The past week has certainly brought new developments on the tobacco front. There have been rumours, yes, but to actually have them unfold right in front of our eyes totally beat speculations.
Proof that things have definitely been shaken up: two weeks ago, Phillip Morris was on the front of the race of the tobacco brand with the highest amount of sales. Reynolds American and Lorillard are close behind, at second and third place, respectively.
Then the status quo was rocked out of its foundations with the announcement of Lorillard being acquired by Reynolds American for a hefty $25-billion payment. This apparently spurred the united front that their rivals Newport and Camel have struck up. Clearly, they could not afford to be reticent in the face of one of the biggest and most significant mergers of all time in the tobacco industry.
But then here’s a twist that no one saw coming: on the heels of Reynolds American’s acquisition, it sold several of its subsidiaries to Imperial Tobacco, a tobacco giant based in the UK. The sold outfits were Kool, Salem, Winston and, surprise of all surprises, Blucigs.

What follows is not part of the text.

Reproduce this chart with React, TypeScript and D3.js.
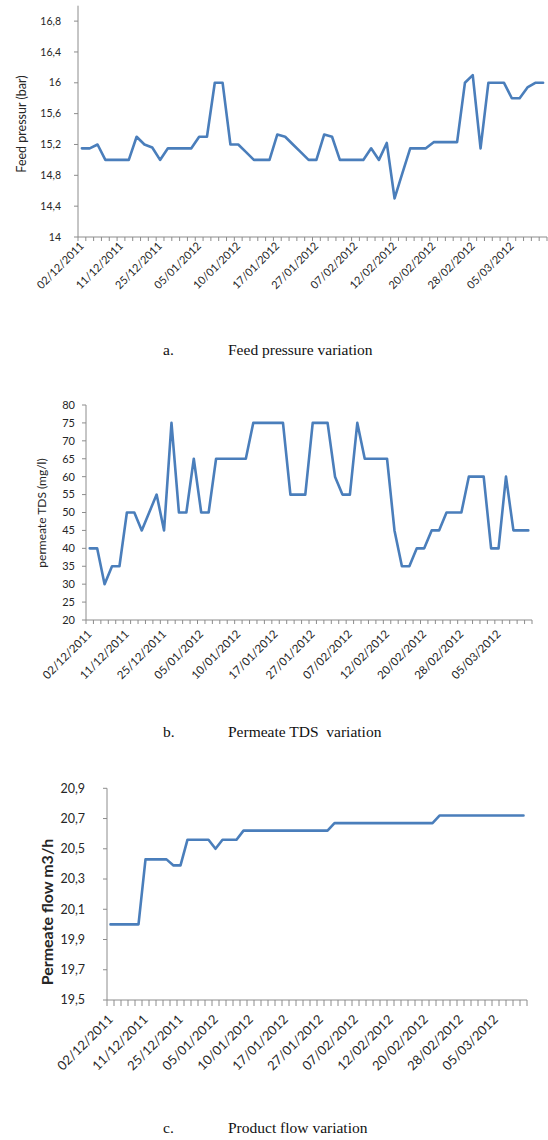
import React from "react";
import * as d3 from "d3";

// 60 daily samples; every fifth category carries a date label
const categoryCount = 60;
const labelStep = 5;
const dateLabels = [
  "02/12/2011", "11/12/2011", "25/12/2011", "05/01/2012", "10/01/2012", "17/01/2012",
  "27/01/2012", "07/02/2012", "12/02/2012", "20/02/2012", "28/02/2012", "05/03/2012",
];

// Feed pressure (bar)
const feedPressure = [
  15.15, 15.15, 15.2, 15.0, 15.0, 15.0, 15.0, 15.3, 15.2, 15.16,
  15.0, 15.15, 15.15, 15.15, 15.15, 15.3, 15.3, 16.0, 16.0, 15.2,
  15.2, 15.1, 15.0, 15.0, 15.0, 15.33, 15.3, 15.2, 15.1, 15.0,
  15.0, 15.33, 15.3, 15.0, 15.0, 15.0, 15.0, 15.15, 15.0, 15.22,
  14.5, 14.83, 15.15, 15.15, 15.15, 15.23, 15.23, 15.23, 15.23, 16.0,
  16.1, 15.15, 16.0, 16.0, 16.0, 15.8, 15.8, 15.94, 16.0, 16.0,
];

// Permeate TDS (mg/l)
const permeateTDS = [
  40, 40, 30, 35, 35, 50, 50, 45, 50, 55,
  45, 75, 50, 50, 65, 50, 50, 65, 65, 65,
  65, 65, 75, 75, 75, 75, 75, 55, 55, 55,
  75, 75, 75, 60, 55, 55, 75, 65, 65, 65,
  65, 45, 35, 35, 40, 40, 45, 45, 50, 50,
  50, 60, 60, 60, 40, 40, 60, 45, 45, 45,
];

// Permeate flow (m3/h)
const permeateFlow = [
  20.0, 20.0, 20.0, 20.0, 20.0, 20.43, 20.43, 20.43, 20.43, 20.39,
  20.39, 20.56, 20.56, 20.56, 20.56, 20.5, 20.56, 20.56, 20.56, 20.62,
  20.62, 20.62, 20.62, 20.62, 20.62, 20.62, 20.62, 20.62, 20.62, 20.62,
  20.62, 20.62, 20.67, 20.67, 20.67, 20.67, 20.67, 20.67, 20.67, 20.67,
  20.67, 20.67, 20.67, 20.67, 20.67, 20.67, 20.67, 20.72, 20.72, 20.72,
  20.72, 20.72, 20.72, 20.72, 20.72, 20.72, 20.72, 20.72, 20.72, 20.72,
];

const feedTicks = [14, 14.4, 14.8, 15.2, 15.6, 16, 16.4, 16.8];
const tdsTicks = [20, 25, 30, 35, 40, 45, 50, 55, 60, 65, 70, 75, 80];
const flowTicks = [19.5, 19.7, 19.9, 20.1, 20.3, 20.5, 20.7, 20.9];

const LINE_COLOR = "#4A7EBB";
const AXIS_COLOR = "#8C8C8C";
const TEXT_COLOR = "#262626";
const FONT = "Lato, 'Open Sans', sans-serif";

type PanelProps = {
  values: number[];
  domain: [number, number];
  ticks: number[];
  left: number;
  right: number;
  top: number;
  bottom: number;
  title: string;
  titleX: number;
  titleY: number;
  titleSize: number;
  titleBold?: boolean;
  tickLabelX: number;
  tickFont: number;
  xLabelGap: number;
  xLabelFont: number;
  xTickLen: number;
};

const fmt = (v: number) => String(+v.toFixed(1)).replace(".", ",");

function Panel(p: PanelProps) {
  const x = d3
    .scaleBand<number>()
    .domain(d3.range(categoryCount))
    .range([p.left, p.right])
    .paddingInner(0)
    .paddingOuter(0);
  const bw = x.bandwidth();
  const y = d3.scaleLinear().domain(p.domain).range([p.bottom, p.top]);
  const line = d3
    .line<number>()
    .x((_, i) => (x(i) as number) + bw / 2)
    .y((v) => y(v));

  const boundaries = d3.range(categoryCount + 1).map((i) => p.left + i * bw);

  return (
    <g>
      {/* value axis */}
      <line x1={p.left} x2={p.left} y1={p.top} y2={p.bottom} stroke={AXIS_COLOR} strokeWidth={1} />
      {p.ticks.map((t) => (
        <g key={`yt${t}`}>
          <line x1={p.left - 4} x2={p.left} y1={y(t)} y2={y(t)} stroke={AXIS_COLOR} />
          <text
            x={p.tickLabelX}
            y={y(t)}
            dy="0.35em"
            textAnchor="end"
            fontSize={p.tickFont}
            fontFamily={FONT}
            fill={TEXT_COLOR}
          >
            {fmt(t)}
          </text>
        </g>
      ))}
      <text
        transform={`translate(${p.titleX},${p.titleY}) rotate(-90)`}
        textAnchor="middle"
        dy="0.35em"
        fontSize={p.titleSize}
        fontWeight={p.titleBold ? "bold" : "normal"}
        fontFamily={FONT}
        fill={TEXT_COLOR}
      >
        {p.title}
      </text>

      {/* category axis */}
      <line x1={p.left} x2={p.right} y1={p.bottom} y2={p.bottom} stroke={AXIS_COLOR} strokeWidth={1} />
      {boundaries.map((bx, i) => (
        <line key={`xt${i}`} x1={bx} x2={bx} y1={p.bottom} y2={p.bottom + p.xTickLen} stroke={AXIS_COLOR} />
      ))}
      {dateLabels.map((d, k) => {
        const cx = (x(k * labelStep) as number) + bw / 2;
        const ly = p.bottom + p.xLabelGap;
        return (
          <text
            key={`xl${k}`}
            transform={`translate(${cx},${ly}) rotate(-45)`}
            textAnchor="end"
            dy="0.35em"
            fontSize={p.xLabelFont}
            fontFamily={FONT}
            fill={TEXT_COLOR}
          >
            {d}
          </text>
        );
      })}

      <path
        d={line(p.values) ?? ""}
        fill="none"
        stroke={LINE_COLOR}
        strokeWidth={2.6}
        strokeLinejoin="round"
        strokeLinecap="round"
      />
    </g>
  );
}

function Caption({ y, letter, text }: { y: number; letter: string; text: string }) {
  return (
    <g fontFamily="'Liberation Serif', 'Times New Roman', serif" fontSize={15.5} fill="#111">
      <text x={163} y={y}>{letter}</text>
      <text x={228} y={y} style={{ whiteSpace: "pre" }}>{text}</text>
    </g>
  );
}

export default function App() {
  return (
    <svg
      width={548}
      height={1140}
      viewBox="0 0 548 1140"
      style={{ position: "absolute", left: 0, top: 0, background: "#fff" }}
    >
      <rect width={548} height={1140} fill="#fff" />
      <Panel
        values={feedPressure}
        domain={[14, 17]}
        ticks={feedTicks}
        left={78}
        right={547}
        top={5.7}
        bottom={237}
        title="Feed pressur (bar)"
        titleX={22}
        titleY={124}
        titleSize={12.5}
        tickLabelX={61}
        tickFont={10.5}
        xLabelGap={7}
        xLabelFont={11}
        xTickLen={4}
      />
      <Caption y={355} letter="a." text="Feed pressure variation" />

      <Panel
        values={permeateTDS}
        domain={[20, 80]}
        ticks={tdsTicks}
        left={86}
        right={532}
        top={405}
        bottom={620}
        title="permeate TDS (mg/l)"
        titleX={42}
        titleY={513}
        titleSize={12}
        tickLabelX={75}
        tickFont={11}
        xLabelGap={12}
        xLabelFont={11.5}
        xTickLen={4}
      />
      <Caption y={737} letter="b." text="Permeate TDS  variation" />

      <Panel
        values={permeateFlow}
        domain={[19.5, 20.9]}
        ticks={flowTicks}
        left={107}
        right={527}
        top={788.3}
        bottom={1000}
        title="Permeate flow m3/h"
        titleX={47}
        titleY={912}
        titleSize={16}
        titleBold
        tickLabelX={85}
        tickFont={12.5}
        xLabelGap={17}
        xLabelFont={13}
        xTickLen={6}
      />
      <Caption y={1133} letter="c." text="Product flow variation" />
    </svg>
  );
}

Now why did the sale of Blucigs come as such a shock? Recent figures revealed that Blu is currently making waves, rising among the ranks as one of the bestselling electronic cigarette brands in the US. In fact, figures have come in, showing that 42 percent of all sales of e-cigs in convenience stores across the US are Blu’s e-cigs. And that’s for the month of June alone.
This was initially thought of by industry experts and business analysts as the main catalyst for the merger between Reynolds American and Lorillard. But clearly, with the sale of Blucigs to Imperial Tobacco, that was not the case at all.

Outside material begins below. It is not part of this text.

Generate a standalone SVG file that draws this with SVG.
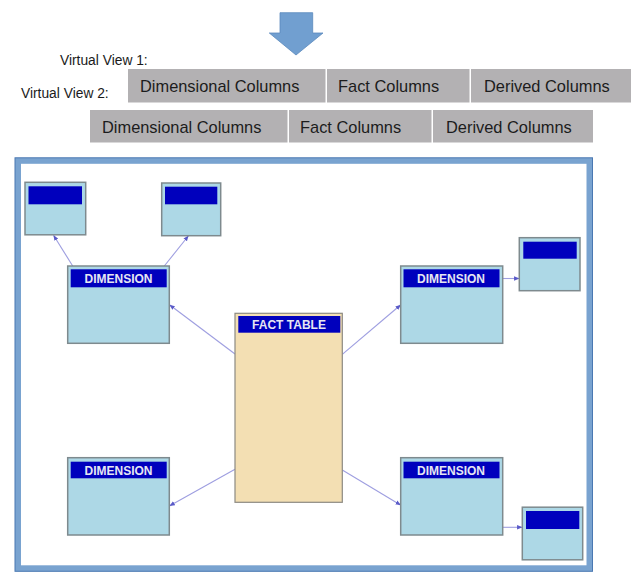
<svg xmlns="http://www.w3.org/2000/svg" width="641" height="583" viewBox="0 0 641 583">
<style>
.lbl{font-family:"Liberation Sans",Arial,sans-serif;font-size:13.8px;fill:#1a1a1a}
.col{fill:#b3b1b3}
.ct{font-family:"Liberation Sans",Arial,sans-serif;font-size:16.4px;fill:#1c1c1c}
.box{fill:#add8e6;stroke:#7e8a8e;stroke-width:1.5}
.hdr{fill:#0000bd}
.ht{font-family:"Liberation Sans",Arial,sans-serif;font-size:12px;font-weight:bold;fill:#e6e6f2;text-anchor:middle}
.fact{fill:#f3dfb3;stroke:#8c8a82;stroke-width:1.2}
.con{stroke:#9e9ee0;stroke-width:1.1;fill:none;marker-end:url(#ah)}
</style>
<defs>
<marker id="ah" viewBox="0 0 10 10" refX="9" refY="5" markerWidth="5" markerHeight="5" orient="auto" markerUnits="strokeWidth">
<path d="M0,1 L10,5 L0,9 z" fill="#5a5ac8"/>
</marker>
</defs>
<rect width="641" height="583" fill="#ffffff"/>
<g id="down-arrow">
<polygon points="280,12.7 312.7,12.7 312.7,33 323,33 296,55 269.3,33 280,33" fill="#719fd0" stroke="#5b89bd" stroke-width="0.8"/>
</g>
<g id="views">
<text class="lbl" x="60" y="64.5">Virtual View 1:</text>
<text class="lbl" x="21" y="97.5">Virtual View 2:</text>
<g id="view1">
<rect class="col" x="128" y="69" width="197.5" height="33.5"/>
<rect class="col" x="327" y="69" width="142.5" height="33.5"/>
<rect class="col" x="471" y="69" width="160" height="33.5"/>
<text class="ct" x="140" y="92">Dimensional Columns</text>
<text class="ct" x="338" y="92">Fact Columns</text>
<text class="ct" x="484" y="92">Derived Columns</text>
</g>
<g id="view2">
<rect class="col" x="90" y="110" width="197.5" height="32.5"/>
<rect class="col" x="289" y="110" width="142.5" height="32.5"/>
<rect class="col" x="433" y="110" width="160" height="32.5"/>
<text class="ct" x="102" y="132.5">Dimensional Columns</text>
<text class="ct" x="300" y="132.5">Fact Columns</text>
<text class="ct" x="446" y="132.5">Derived Columns</text>
</g>
</g>
<g id="frame">
<rect x="18" y="160.8" width="571.5" height="407.5" fill="#ffffff" stroke="#79a3d0" stroke-width="6"/>
<rect x="15" y="157.8" width="577.5" height="413.5" fill="none" stroke="#4a78b2" stroke-width="1"/>
</g>
<g id="connectors">
<line class="con" x1="72.7" y1="266" x2="53.7" y2="235.5"/>
<line class="con" x1="164.3" y1="266" x2="188.3" y2="236"/>
<line class="con" x1="235" y1="354" x2="169.8" y2="305"/>
<line class="con" x1="342.3" y1="354.3" x2="400.5" y2="305"/>
<line class="con" x1="502.7" y1="278.5" x2="519" y2="278.5"/>
<line class="con" x1="235" y1="469.3" x2="169.8" y2="505.7"/>
<line class="con" x1="342.3" y1="470" x2="400.5" y2="505"/>
<line class="con" x1="502.7" y1="527.3" x2="522" y2="527.3"/>
</g>
<g id="sub-tl1">
<rect class="box" x="25" y="182.3" width="60.7" height="52.5"/>
<rect class="hdr" x="28.5" y="186.3" width="53.5" height="18"/>
</g>
<g id="sub-tl2">
<rect class="box" x="161.7" y="183" width="59" height="52.7"/>
<rect class="hdr" x="165" y="186.7" width="52.3" height="17.6"/>
</g>
<g id="dim-tl">
<rect class="box" x="67.7" y="266" width="101.6" height="77.3"/>
<rect class="hdr" x="70.7" y="269.3" width="96" height="18"/>
<text class="ht" x="118.5" y="282.8">DIMENSION</text>
</g>
<g id="dim-tr">
<rect class="box" x="400.7" y="266" width="102" height="77.3"/>
<rect class="hdr" x="403.5" y="269.3" width="96" height="18"/>
<text class="ht" x="451" y="282.8">DIMENSION</text>
</g>
<g id="sub-r">
<rect class="box" x="519.3" y="237.7" width="60.7" height="53"/>
<rect class="hdr" x="523.3" y="241.7" width="53.4" height="17"/>
</g>
<g id="fact-table">
<rect class="fact" x="235" y="313.3" width="107.3" height="189"/>
<rect class="hdr" x="238.3" y="316" width="102" height="16.7"/>
<text class="ht" x="289" y="329.3">FACT TABLE</text>
</g>
<g id="dim-bl">
<rect class="box" x="67.7" y="457.7" width="101.6" height="77.3"/>
<rect class="hdr" x="70.7" y="461.7" width="96" height="16.6"/>
<text class="ht" x="118.5" y="474.8">DIMENSION</text>
</g>
<g id="dim-br">
<rect class="box" x="400.7" y="457.7" width="102" height="77.3"/>
<rect class="hdr" x="403.5" y="461.7" width="96" height="16.6"/>
<text class="ht" x="451" y="474.8">DIMENSION</text>
</g>
<g id="sub-br">
<rect class="box" x="522.3" y="507.2" width="60.4" height="52.6"/>
<rect class="hdr" x="526" y="511" width="53.3" height="18"/>
</g>
</svg>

Phillip Morris is now presented with a bigger threat. Not only does it have to contend with the combined strength of Reynolds American and Lorillard, but it also has to consider the huge possibility that Imperial Tobacco will now be making a bid for the top spot, what with Salem, Kool, Winston and Blucigs now coming under its control.
Speculations are rife on the true goal of Reynolds American. In an interview with Reynolds CEO Susan Cameron, she said the decision was spurred by the company’s decision to focus all its efforts on Vuse, Reynolds’ own electronic cigarette brand.
Cameron emphasised that letting Blu go was purely a business decision, and that Vuse is the better prospect, since it makes use of superior technology and shows greater promise. Reynolds is confident that, in a head-on competition, Vuse will be able to hold its own against Blu.
Imperial Tobacco, on the other hand, is ecstatic with the immediate results of their recent acquisitions. The company has now shot up through the ranks in the US market. When asked how Imperial Tobacco managed to score a coup and obtained Blu in a relatively short time, CEO Allison Cooper evasively implied that perhaps it had something to do with her charm.
What do you think of these recent developments? Which company did the right acquisition, and which one made a big mistake? What do you foresee about the future of these companies in the coming months, and what are its implications to the smoking population?